Movie: Dharam Sankat Main
Director: Fuwad Khan
Cast: Paresh Rawal, Naseeruddin Shah, Anu Kapoor
Genre: Social Satire

Hollywood remakes have a distressing history in the Indian Cinema. They either end up as senseless, boring or hilariously comical; though undoubtedly occasionally we have a winner. But the occasional rises occasionally! Dharam Sankat main, from the makers of the blockbuster movie Oh My God!, is inspired from the British movie ‘The Infidel’. This is the first Bollywood movie to have 3 National Film Award and Filmfare Award winners in its cast.
The movie begins with a 5 minute tribute to the sponsors of the movie, as the camera pans from an Eon washing machine to Lux Cosy Banyan. Dharam Pal (Paresh Rawal) is a religious man of convenience, i.e. he remembers god on his convinience. Nawab Mehboob Shah (Anu Kapoor) is a lawyer who is also Dharam Pal’s neighbour and the two are always at logger heads. Their fights often end with religious comments and insults. And then one day, Dharam Pal discovers that he was born to a Muslim mother but adopted and raised in a Hindu family. Caught n the web of religious and family politics, will Dharam find his roots or get uprooted in the process?
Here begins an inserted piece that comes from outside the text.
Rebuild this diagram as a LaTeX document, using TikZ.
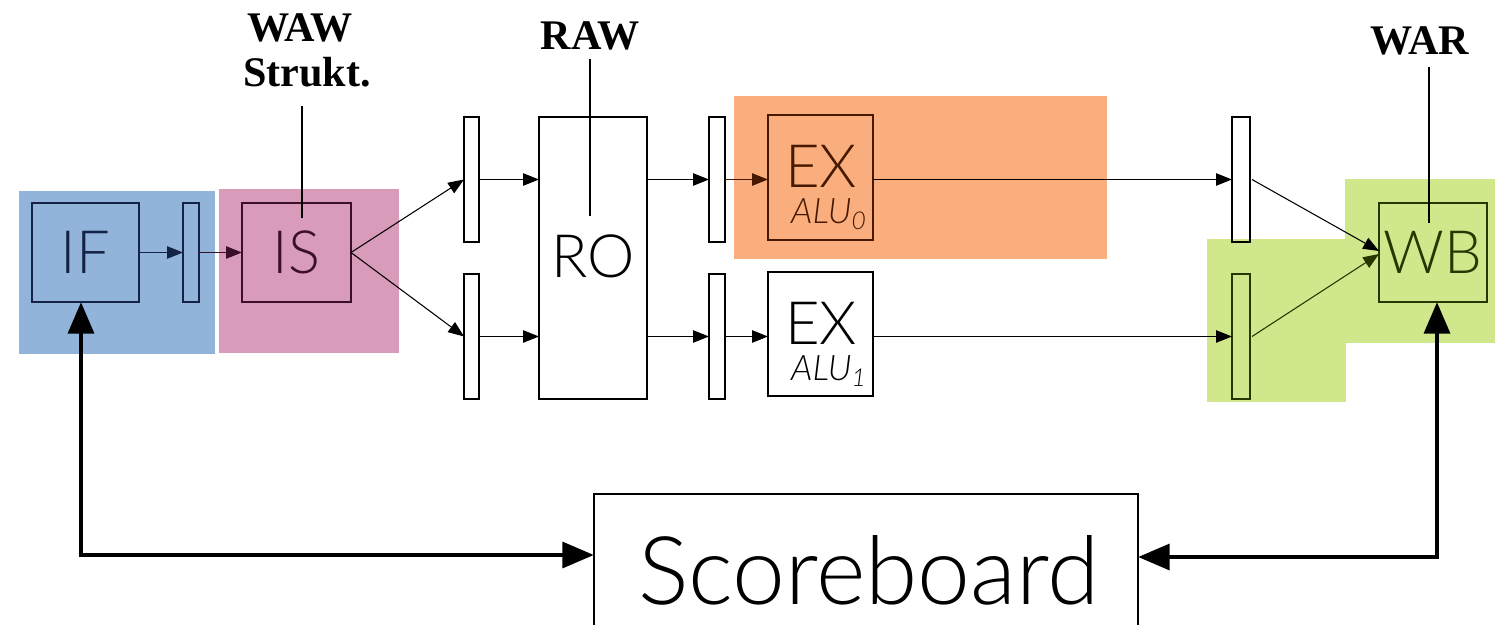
\documentclass[tikz,border=0pt]{standalone}
\usepackage{fontspec}
\usetikzlibrary{arrows.meta}
\IfFontExistsTF{Lato Light Italic}{%
  \newfontfamily\boxfont{Lato}[UprightFont=* Light, ItalicFont=* Light Italic]}{%
  \newfontfamily\boxfont{Lato}}
\newfontfamily\labfont{Liberation Serif}
\definecolor{bluebg}{RGB}{146,179,218}
\definecolor{pinkbg}{RGB}{216,155,185}
\definecolor{orangebg}{RGB}{250,174,126}
\definecolor{greenbg}{RGB}{208,231,140}
\definecolor{ifcol}{RGB}{20,35,70}
\definecolor{iscol}{RGB}{60,15,40}
\definecolor{excol}{RGB}{70,25,0}
\definecolor{wbcol}{RGB}{40,55,0}
\begin{document}
\begin{tikzpicture}[x=0.02cm,y=-0.02cm,
  blk/.style={draw, line width=0.6pt, inner sep=0pt, outer sep=0pt},
  sz/.style 2 args={minimum width=#1*0.02cm, minimum height=#2*0.02cm},
  big/.style={font=\boxfont\fontsize{34}{34}\selectfont},
  bigt/.style={font=\boxfont\fontsize{34}{34}\selectfont, inner sep=0pt},
  alu/.style={font=\boxfont\itshape\fontsize{20}{20}\selectfont, inner sep=0pt},
  lab/.style={font=\labfont\bfseries\fontsize{24}{24}\selectfont, inner sep=0pt},
  arr/.style={line width=0.6pt, -{Triangle[length=9pt,width=7pt]}},
  ann/.style={line width=0.9pt},
  bigarr/.style={line width=2.8pt, {Triangle[length=18pt,width=14.5pt]}-{Triangle[length=18pt,width=14.5pt]}}
]
\useasboundingbox (0,0) rectangle (1495,625);
% coloured backgrounds
\fill[bluebg] (19,191) rectangle (215,354);
\fill[pinkbg] (219,189) rectangle (399,353);
\fill[orangebg] (734,96) rectangle (1107,259);
\fill[greenbg] (1207,239) rectangle (1346,402);
\fill[greenbg] (1345,179) rectangle (1495,343);

% boxes
\node[blk, sz={107}{99}, draw=ifcol, text=ifcol, big] (IF) at (85.5,252.5) {IF};
\node[blk, sz={16}{99}, draw=ifcol] (reg0) at (191,252.5) {};
\node[blk, sz={109}{99}, draw=iscol, text=iscol, big] (IS) at (296.5,252.5) {IS};
\node[blk, sz={15}{125}] (r1u) at (471.5,179.5) {};
\node[blk, sz={15}{125}] (r1l) at (471.5,336.5) {};
\node[blk, sz={108}{282}] (RO) at (593,258) {};
\node[bigt] (rotext) at (593,256) {RO};
\node[blk, sz={16}{125}] (r2u) at (717,179.5) {};
\node[blk, sz={16}{125}] (r2l) at (717,336.5) {};
\node[blk, sz={105}{125}, draw=excol] (EX0) at (820.5,177.5) {};
\node[bigt, text=excol] (ex0t) at (821,166) {EX};
\node[alu, text=excol] (alu0) at (829,214) {ALU\textsubscript{0}};
\node[blk, sz={105}{124}] (EX1) at (820.5,334) {};
\node[bigt] (ex1t) at (821,323) {EX};
\node[alu] (alu1) at (829,371) {ALU\textsubscript{1}};
\node[blk, sz={18}{125}] (r3u) at (1241,179.5) {};
\node[blk, sz={18}{125}, draw=wbcol] (r3l) at (1241,336.5) {};
\node[blk, sz={108}{99}, draw=wbcol, text=wbcol, big] (WB) at (1433,252.5) {WB};
\node[blk, sz={544}{146}] (SB) at (866,567) {};
\node[font=\boxfont\fontsize{54}{54}\selectfont, inner sep=0pt] (sbt) at (869,570) {Scoreboard};

% hazard labels
\node[lab] (waw) at (300,28) {WAW};
\node[lab] (strukt) at (307,72) {Strukt.};
\node[lab] (raw) at (590,36) {RAW};
\node[lab] (war) at (1420,41) {WAR};
\coordinate (wawa) at (302,106);
\coordinate (wawb) at (302,218);
\coordinate (rawa) at (590,59);
\coordinate (rawb) at (590,216);
\coordinate (wara) at (1429,67);
\coordinate (warb) at (1429,223);
\draw[ann] (wawa) -- (wawb);
\draw[ann] (rawa) -- (rawb);
\draw[ann] (wara) -- (warb);

% thin connectors
\draw[arr, draw=ifcol, fill=ifcol] (IF.east) -- (reg0.west);
\draw[arr, draw=iscol, fill=iscol] (reg0.east) -- (IS.west);
\draw[arr] (IS.east) -- (r1u.west);
\draw[arr] (IS.east) -- (r1l.west);
\draw[arr] (r1u.east) -- (r1u.east -| RO.west);
\draw[arr] (r1l.east) -- (r1l.east -| RO.west);
\draw[arr] (RO.east |- r2u) -- (r2u.west);
\draw[arr] (RO.east |- r2l) -- (r2l.west);
\draw[arr, draw=excol, fill=excol] (r2u.east) -- (r2u.east -| EX0.west);
\draw[arr] (r2l.east) -- (r2l.east -| EX1.west);
\draw[arr] (EX0.east |- r3u) -- (r3u.west);
\draw[arr] (EX1.east |- r3l) -- (r3l.west);
\draw[arr] ([xshift=0.04cm]r3u.east) -- ([yshift=0.03cm]WB.west);
\draw[arr, draw=wbcol, fill=wbcol] ([xshift=0.04cm]r3l.east) -- ([yshift=-0.03cm]WB.west);

% thick connectors to scoreboard
\draw[bigarr] ([xshift=-0.09cm]IF.south) |- ([yshift=0.24cm]SB.west);
\draw[bigarr] ([xshift=0.08cm]WB.south) |- ([yshift=0.20cm]SB.east);
\end{tikzpicture}
\end{document}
The basic storyline is to highlight how religion is simply a concept created and sustained by man, but it falters and fails to play out the right cards. The script and the dialogues fail to find a perfect fit together and hence, the punches do not hit the right notes. The supposed high points of the movie hit its lowest towards the second half. You will find several connotations to incidents from the real world, but none of them add any special charm to the movie. Paresh Rawal and Naseeruddin Shah are two of the finest actors of our times and the finesse and quality of their acting if reflected in the movie. But Anu kapoor steals the show. His dialogue delivery is fantastic and does complete justice to his role in the movie. Some of the songs kept ringing in my ear long after the movie because of their catchy soundtrack, but there is none that I would pick out as my favourite.
I could sense a derailed presence of the movie Oh My God! in the movie but Dharam Sankat Main is a far cry from it. Though a well intentioned effort, the movie steadily slides down to an inevitable crash. You can either chose to see the movie for what it intended to be or you can wait for a television premier. Or then there is Leela!